TASK DESCRIPTION.
Write out each line exactly as given. Leave the pictures out of your copy.

SOURCE EXCERPT.

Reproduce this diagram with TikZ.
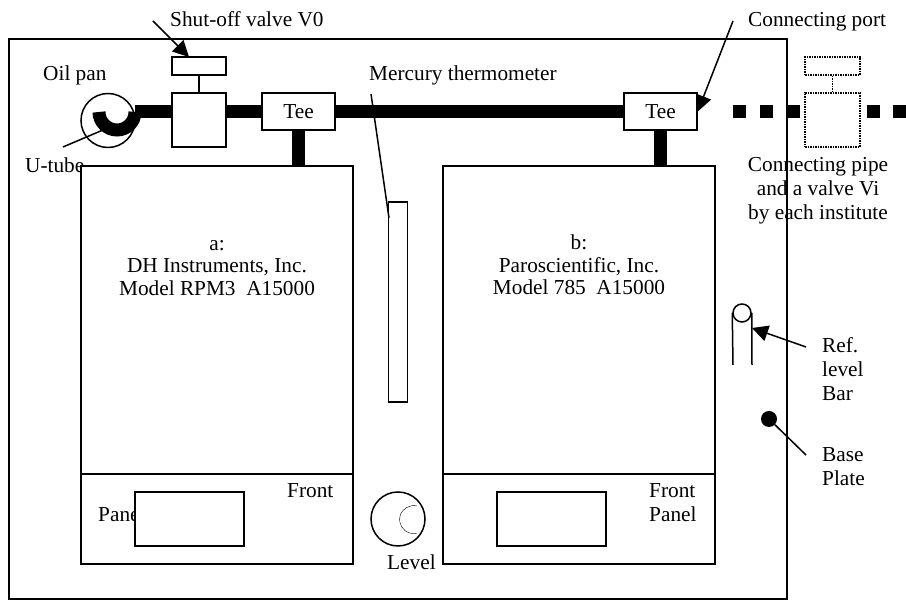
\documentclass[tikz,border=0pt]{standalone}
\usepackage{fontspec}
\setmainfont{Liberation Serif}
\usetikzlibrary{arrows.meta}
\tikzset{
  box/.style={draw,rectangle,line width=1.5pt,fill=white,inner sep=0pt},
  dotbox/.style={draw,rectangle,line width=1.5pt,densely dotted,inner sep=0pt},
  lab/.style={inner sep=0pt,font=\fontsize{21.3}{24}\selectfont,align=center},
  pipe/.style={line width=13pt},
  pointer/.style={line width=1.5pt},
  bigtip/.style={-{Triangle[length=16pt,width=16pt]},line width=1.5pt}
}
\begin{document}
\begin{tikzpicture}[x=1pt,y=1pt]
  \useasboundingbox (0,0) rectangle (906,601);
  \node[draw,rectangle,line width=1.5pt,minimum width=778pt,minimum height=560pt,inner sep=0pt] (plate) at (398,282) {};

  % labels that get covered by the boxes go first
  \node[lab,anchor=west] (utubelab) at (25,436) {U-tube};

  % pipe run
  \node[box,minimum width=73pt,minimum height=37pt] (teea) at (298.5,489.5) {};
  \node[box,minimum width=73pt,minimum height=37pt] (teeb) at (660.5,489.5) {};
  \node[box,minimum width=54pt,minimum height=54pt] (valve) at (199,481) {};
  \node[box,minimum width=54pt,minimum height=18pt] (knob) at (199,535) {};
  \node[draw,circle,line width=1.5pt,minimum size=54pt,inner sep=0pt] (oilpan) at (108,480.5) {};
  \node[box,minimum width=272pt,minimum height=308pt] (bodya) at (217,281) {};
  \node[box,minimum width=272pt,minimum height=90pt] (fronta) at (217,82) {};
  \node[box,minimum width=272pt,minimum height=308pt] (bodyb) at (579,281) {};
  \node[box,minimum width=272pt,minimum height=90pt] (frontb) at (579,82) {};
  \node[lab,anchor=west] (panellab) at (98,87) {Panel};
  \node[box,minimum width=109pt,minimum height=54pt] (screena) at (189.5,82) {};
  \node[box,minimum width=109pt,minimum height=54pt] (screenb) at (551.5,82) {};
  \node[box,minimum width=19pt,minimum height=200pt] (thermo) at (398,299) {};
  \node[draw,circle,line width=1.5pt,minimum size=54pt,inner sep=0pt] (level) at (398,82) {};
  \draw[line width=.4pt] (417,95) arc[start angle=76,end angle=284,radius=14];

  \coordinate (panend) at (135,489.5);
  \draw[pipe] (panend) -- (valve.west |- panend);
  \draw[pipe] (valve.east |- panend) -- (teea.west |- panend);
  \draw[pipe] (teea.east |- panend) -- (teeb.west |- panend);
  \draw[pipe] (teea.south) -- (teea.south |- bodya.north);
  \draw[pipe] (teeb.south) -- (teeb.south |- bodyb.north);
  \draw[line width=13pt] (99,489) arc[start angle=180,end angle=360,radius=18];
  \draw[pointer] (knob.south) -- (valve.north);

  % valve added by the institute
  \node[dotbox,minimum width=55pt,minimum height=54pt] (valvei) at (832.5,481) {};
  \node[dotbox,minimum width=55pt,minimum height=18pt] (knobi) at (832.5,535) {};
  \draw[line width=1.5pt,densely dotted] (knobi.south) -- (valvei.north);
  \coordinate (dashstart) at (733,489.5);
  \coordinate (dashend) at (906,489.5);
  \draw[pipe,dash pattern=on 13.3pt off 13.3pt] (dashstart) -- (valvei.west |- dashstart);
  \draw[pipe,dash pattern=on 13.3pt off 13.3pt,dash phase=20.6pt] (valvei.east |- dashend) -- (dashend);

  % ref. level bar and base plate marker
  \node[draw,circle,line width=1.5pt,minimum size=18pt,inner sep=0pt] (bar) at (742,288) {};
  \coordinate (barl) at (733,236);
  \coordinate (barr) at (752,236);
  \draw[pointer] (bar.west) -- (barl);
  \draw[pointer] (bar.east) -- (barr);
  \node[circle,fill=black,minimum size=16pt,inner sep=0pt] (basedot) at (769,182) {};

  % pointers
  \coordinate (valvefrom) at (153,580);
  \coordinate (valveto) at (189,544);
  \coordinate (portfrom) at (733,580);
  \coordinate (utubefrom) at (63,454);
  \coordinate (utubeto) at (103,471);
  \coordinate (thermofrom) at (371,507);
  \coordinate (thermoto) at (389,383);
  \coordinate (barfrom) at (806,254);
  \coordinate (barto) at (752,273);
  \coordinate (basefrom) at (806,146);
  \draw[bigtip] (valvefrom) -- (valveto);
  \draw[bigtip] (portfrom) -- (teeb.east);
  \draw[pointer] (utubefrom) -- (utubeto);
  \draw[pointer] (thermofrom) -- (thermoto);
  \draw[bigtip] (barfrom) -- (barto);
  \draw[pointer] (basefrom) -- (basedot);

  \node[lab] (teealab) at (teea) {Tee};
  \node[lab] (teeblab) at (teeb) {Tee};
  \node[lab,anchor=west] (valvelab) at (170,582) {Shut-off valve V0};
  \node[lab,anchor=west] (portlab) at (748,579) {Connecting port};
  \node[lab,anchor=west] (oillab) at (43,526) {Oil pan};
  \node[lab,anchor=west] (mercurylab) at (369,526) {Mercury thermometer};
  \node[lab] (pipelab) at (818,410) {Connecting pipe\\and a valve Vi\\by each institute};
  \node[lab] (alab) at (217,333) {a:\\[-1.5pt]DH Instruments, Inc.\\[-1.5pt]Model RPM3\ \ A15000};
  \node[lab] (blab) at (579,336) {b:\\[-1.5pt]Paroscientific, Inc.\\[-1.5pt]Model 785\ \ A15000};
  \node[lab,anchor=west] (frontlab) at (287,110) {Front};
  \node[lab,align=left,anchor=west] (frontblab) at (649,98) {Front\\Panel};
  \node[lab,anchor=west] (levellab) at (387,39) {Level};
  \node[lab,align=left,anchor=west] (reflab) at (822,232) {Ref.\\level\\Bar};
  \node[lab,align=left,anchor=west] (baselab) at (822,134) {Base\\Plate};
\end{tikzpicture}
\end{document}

SOLVED EXERCISE.
Reproduce this diagram with TikZ.
\documentclass[tikz,border=0pt]{standalone}
\usepackage{fontspec}
\setmainfont{Liberation Serif}
\usetikzlibrary{arrows.meta}
\tikzset{
  box/.style={draw,rectangle,line width=1.5pt,fill=white,inner sep=0pt},
  dotbox/.style={draw,rectangle,line width=1.5pt,densely dotted,inner sep=0pt},
  lab/.style={inner sep=0pt,font=\fontsize{21.3}{24}\selectfont,align=center},
  pipe/.style={line width=13pt},
  pointer/.style={line width=1.5pt},
  bigtip/.style={-{Triangle[length=16pt,width=16pt]},line width=1.5pt}
}
\begin{document}
\begin{tikzpicture}[x=1pt,y=1pt]
  \useasboundingbox (0,0) rectangle (906,601);
  \node[draw,rectangle,line width=1.5pt,minimum width=778pt,minimum height=560pt,inner sep=0pt] (plate) at (398,282) {};

  % labels that get covered by the boxes go first
  \node[lab,anchor=west] (utubelab) at (25,436) {U-tube};

  % pipe run
  \node[box,minimum width=73pt,minimum height=37pt] (teea) at (298.5,489.5) {};
  \node[box,minimum width=73pt,minimum height=37pt] (teeb) at (660.5,489.5) {};
  \node[box,minimum width=54pt,minimum height=54pt] (valve) at (199,481) {};
  \node[box,minimum width=54pt,minimum height=18pt] (knob) at (199,535) {};
  \node[draw,circle,line width=1.5pt,minimum size=54pt,inner sep=0pt] (oilpan) at (108,480.5) {};
  \node[box,minimum width=272pt,minimum height=308pt] (bodya) at (217,281) {};
  \node[box,minimum width=272pt,minimum height=90pt] (fronta) at (217,82) {};
  \node[box,minimum width=272pt,minimum height=308pt] (bodyb) at (579,281) {};
  \node[box,minimum width=272pt,minimum height=90pt] (frontb) at (579,82) {};
  \node[lab,anchor=west] (panellab) at (98,87) {Panel};
  \node[box,minimum width=109pt,minimum height=54pt] (screena) at (189.5,82) {};
  \node[box,minimum width=109pt,minimum height=54pt] (screenb) at (551.5,82) {};
  \node[box,minimum width=19pt,minimum height=200pt] (thermo) at (398,299) {};
  \node[draw,circle,line width=1.5pt,minimum size=54pt,inner sep=0pt] (level) at (398,82) {};
  \draw[line width=.4pt] (417,95) arc[start angle=76,end angle=284,radius=14];

  \coordinate (panend) at (135,489.5);
  \draw[pipe] (panend) -- (valve.west |- panend);
  \draw[pipe] (valve.east |- panend) -- (teea.west |- panend);
  \draw[pipe] (teea.east |- panend) -- (teeb.west |- panend);
  \draw[pipe] (teea.south) -- (teea.south |- bodya.north);
  \draw[pipe] (teeb.south) -- (teeb.south |- bodyb.north);
  \draw[line width=13pt] (99,489) arc[start angle=180,end angle=360,radius=18];
  \draw[pointer] (knob.south) -- (valve.north);

  % valve added by the institute
  \node[dotbox,minimum width=55pt,minimum height=54pt] (valvei) at (832.5,481) {};
  \node[dotbox,minimum width=55pt,minimum height=18pt] (knobi) at (832.5,535) {};
  \draw[line width=1.5pt,densely dotted] (knobi.south) -- (valvei.north);
  \coordinate (dashstart) at (733,489.5);
  \coordinate (dashend) at (906,489.5);
  \draw[pipe,dash pattern=on 13.3pt off 13.3pt] (dashstart) -- (valvei.west |- dashstart);
  \draw[pipe,dash pattern=on 13.3pt off 13.3pt,dash phase=20.6pt] (valvei.east |- dashend) -- (dashend);

  % ref. level bar and base plate marker
  \node[draw,circle,line width=1.5pt,minimum size=18pt,inner sep=0pt] (bar) at (742,288) {};
  \coordinate (barl) at (733,236);
  \coordinate (barr) at (752,236);
  \draw[pointer] (bar.west) -- (barl);
  \draw[pointer] (bar.east) -- (barr);
  \node[circle,fill=black,minimum size=16pt,inner sep=0pt] (basedot) at (769,182) {};

  % pointers
  \coordinate (valvefrom) at (153,580);
  \coordinate (valveto) at (189,544);
  \coordinate (portfrom) at (733,580);
  \coordinate (utubefrom) at (63,454);
  \coordinate (utubeto) at (103,471);
  \coordinate (thermofrom) at (371,507);
  \coordinate (thermoto) at (389,383);
  \coordinate (barfrom) at (806,254);
  \coordinate (barto) at (752,273);
  \coordinate (basefrom) at (806,146);
  \draw[bigtip] (valvefrom) -- (valveto);
  \draw[bigtip] (portfrom) -- (teeb.east);
  \draw[pointer] (utubefrom) -- (utubeto);
  \draw[pointer] (thermofrom) -- (thermoto);
  \draw[bigtip] (barfrom) -- (barto);
  \draw[pointer] (basefrom) -- (basedot);

  \node[lab] (teealab) at (teea) {Tee};
  \node[lab] (teeblab) at (teeb) {Tee};
  \node[lab,anchor=west] (valvelab) at (170,582) {Shut-off valve V0};
  \node[lab,anchor=west] (portlab) at (748,579) {Connecting port};
  \node[lab,anchor=west] (oillab) at (43,526) {Oil pan};
  \node[lab,anchor=west] (mercurylab) at (369,526) {Mercury thermometer};
  \node[lab] (pipelab) at (818,410) {Connecting pipe\\and a valve Vi\\by each institute};
  \node[lab] (alab) at (217,333) {a:\\[-1.5pt]DH Instruments, Inc.\\[-1.5pt]Model RPM3\ \ A15000};
  \node[lab] (blab) at (579,336) {b:\\[-1.5pt]Paroscientific, Inc.\\[-1.5pt]Model 785\ \ A15000};
  \node[lab,anchor=west] (frontlab) at (287,110) {Front};
  \node[lab,align=left,anchor=west] (frontblab) at (649,98) {Front\\Panel};
  \node[lab,anchor=west] (levellab) at (387,39) {Level};
  \node[lab,align=left,anchor=west] (reflab) at (822,232) {Ref.\\level\\Bar};
  \node[lab,align=left,anchor=west] (baselab) at (822,134) {Base\\Plate};
\end{tikzpicture}
\end{document}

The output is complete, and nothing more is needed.